FPF is the one preferred fund I’m presently holding. It has a strong long-term record and its -7% discount puts its market yield at the second-highest position in the category.

JPC leads on the overall screening scores, carried to the top on the basis of the second-deepest discount in the category and some of the most negative Z-scores for 3, 6 and 12 months. NAV returns are positive in a group where red predominates. It is potentially the bargain of the set.

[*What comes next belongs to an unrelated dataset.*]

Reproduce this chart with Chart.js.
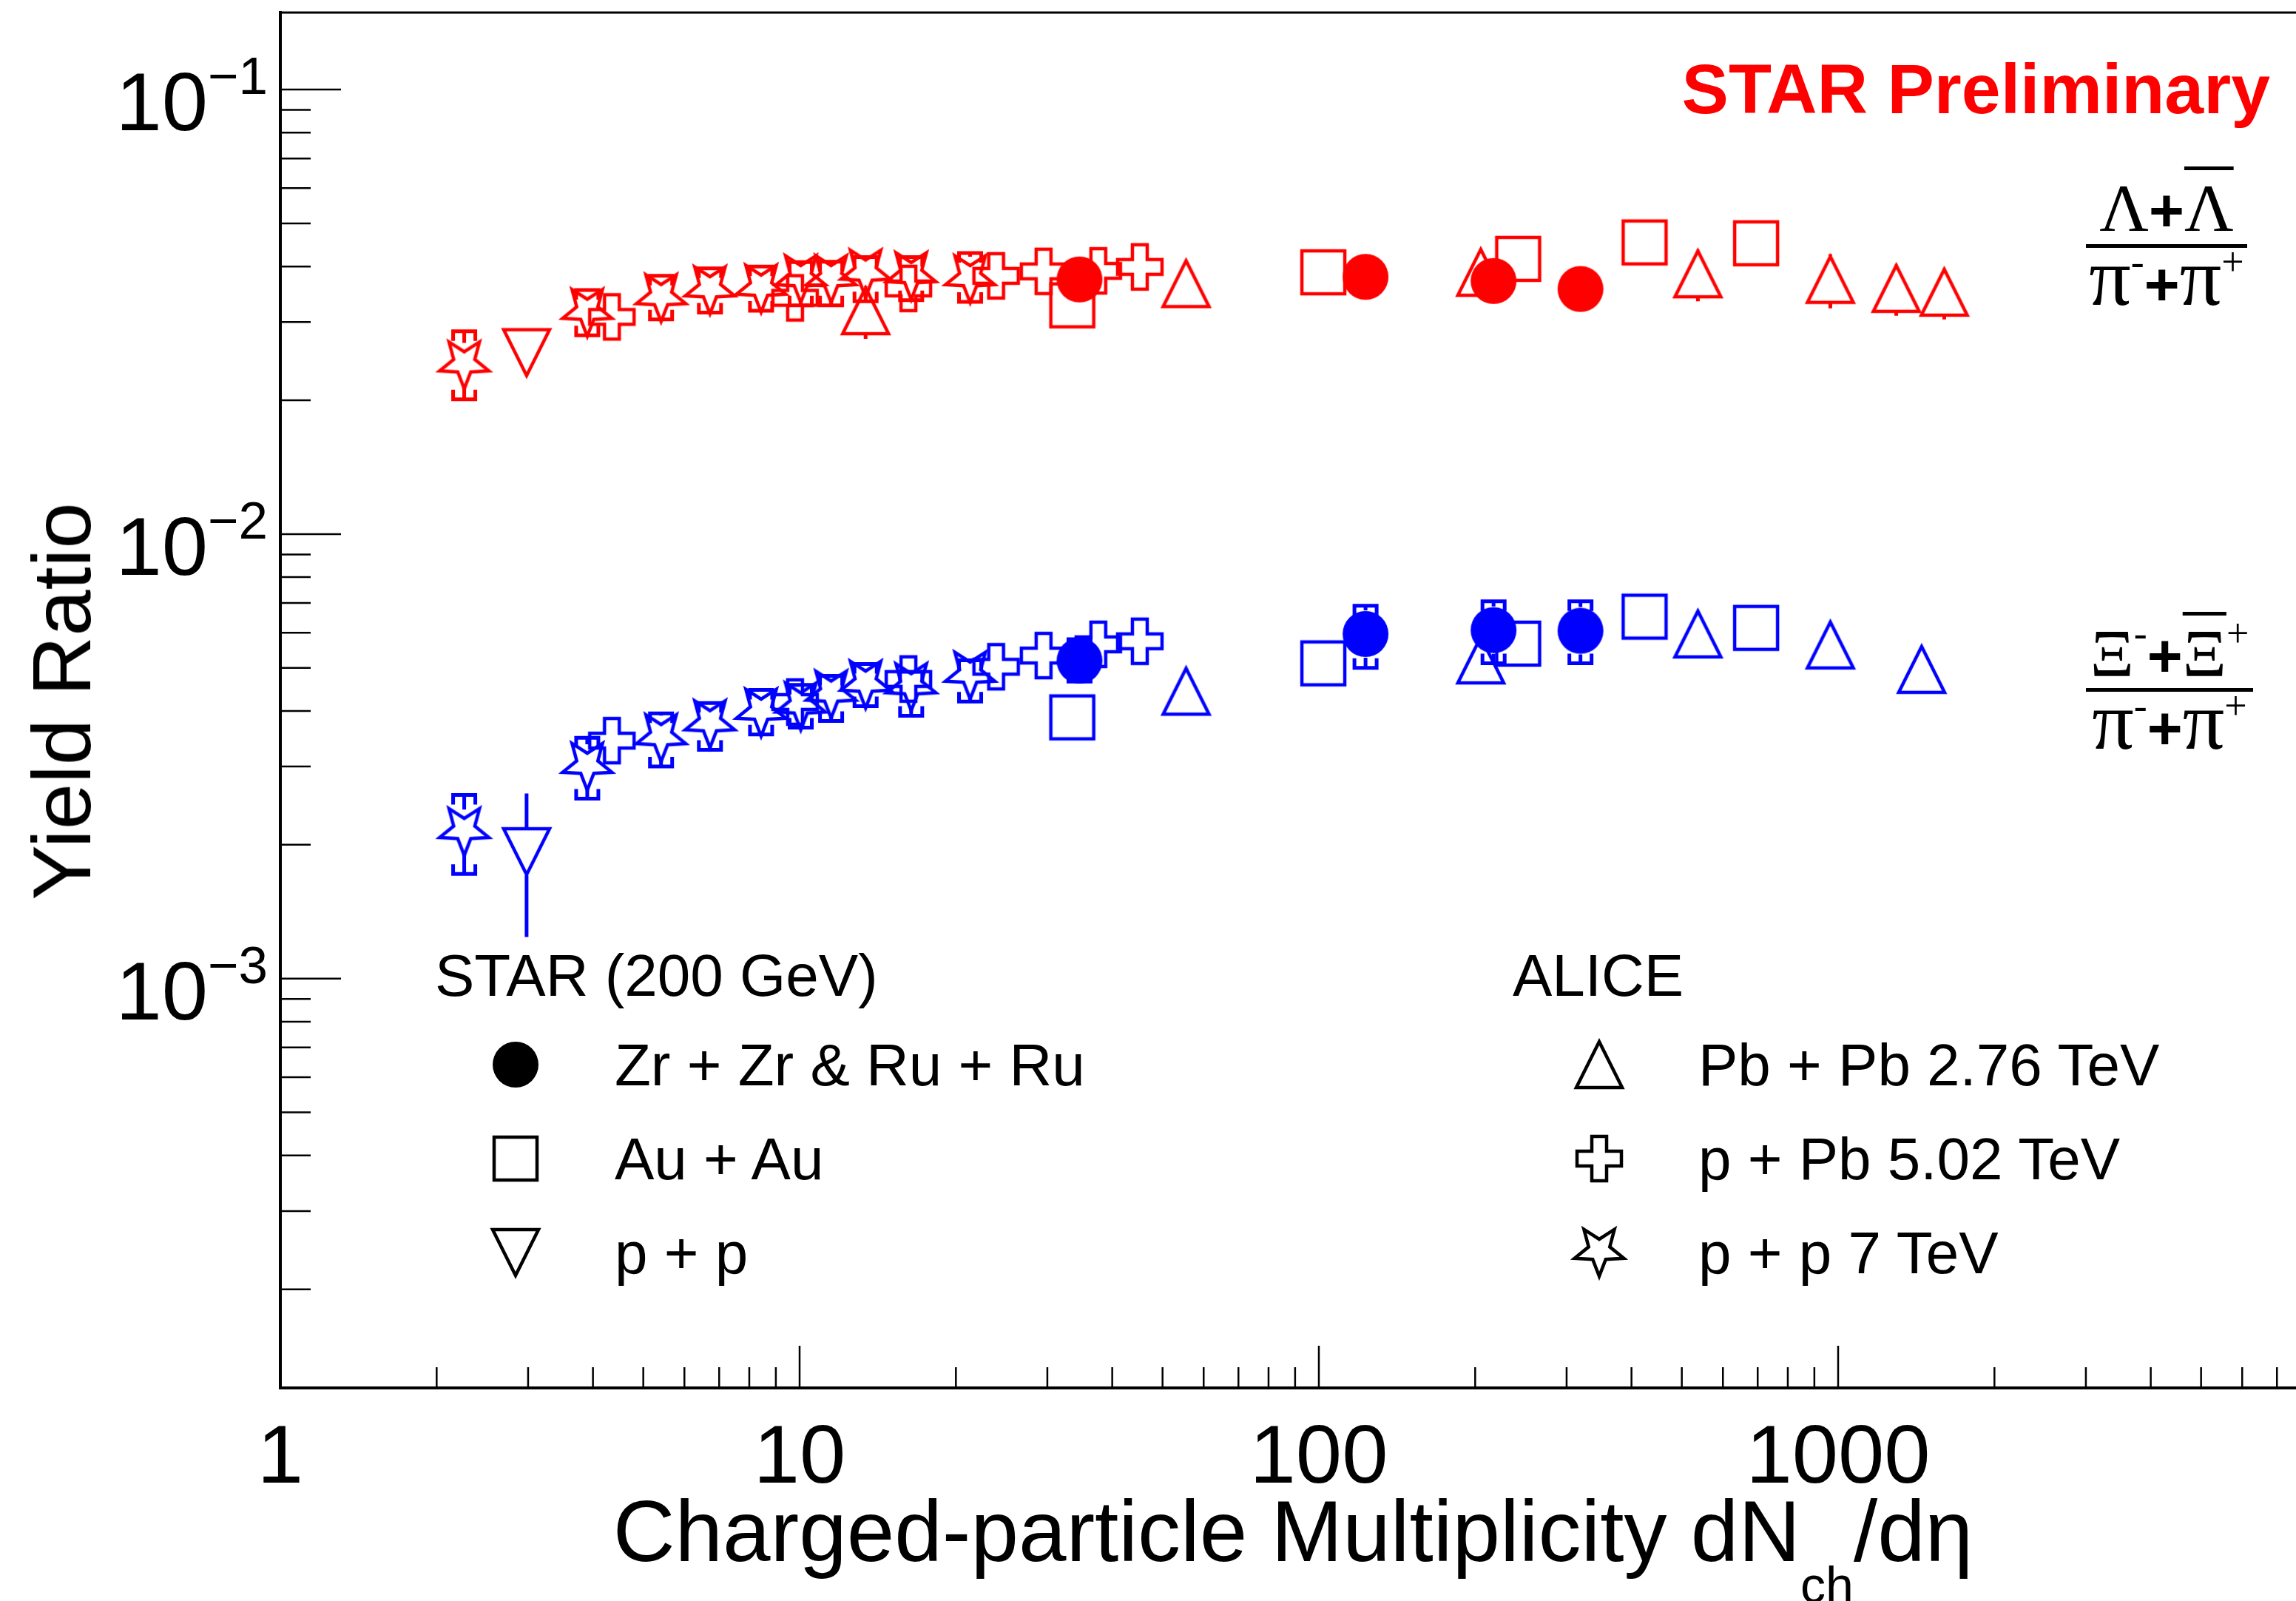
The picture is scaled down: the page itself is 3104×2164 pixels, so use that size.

JPS is the largest fund in the group. Its favorables are similar to JPC’s: The deepest discount and deeply negative Z-scores, so the fund is well valued relative to its NAV and its history. Yield is about mid-pack, but the range is fairly tight, so one does not give up a lot of yield relative to the leading funds for the metric. And, it generates that mid-pack yield on the third lowest NAV yield in the group, thanks to its category-leading discount. Its strongest negative is its poor NAV performance for 3 and 6 months. But counter that with a 1-month NAV return that tops the field, so it may be that the fund is poised for a turnaround.

Disclosure: I am/we are long FPF. I wrote this article myself, and it expresses my own opinions. I am not receiving compensation for it (other than from Seeking Alpha). I have no business relationship with any company whose stock is mentioned in this article.

Additional disclosure: I am not an investment professional and nothing I write here should be taken as professional advice. Everyone's personal situation is unique. It is the role of finance professionals to provide advice in the contexts of an individual's personal situation. What may be right for my investment goals and risk tolerances may well be quite wrong for someone else. Do your own due diligence. Consult with professionals on your own needs, objectives and tax circumstances before you invest. I do not give advice and ask that readers refrain from asking for it.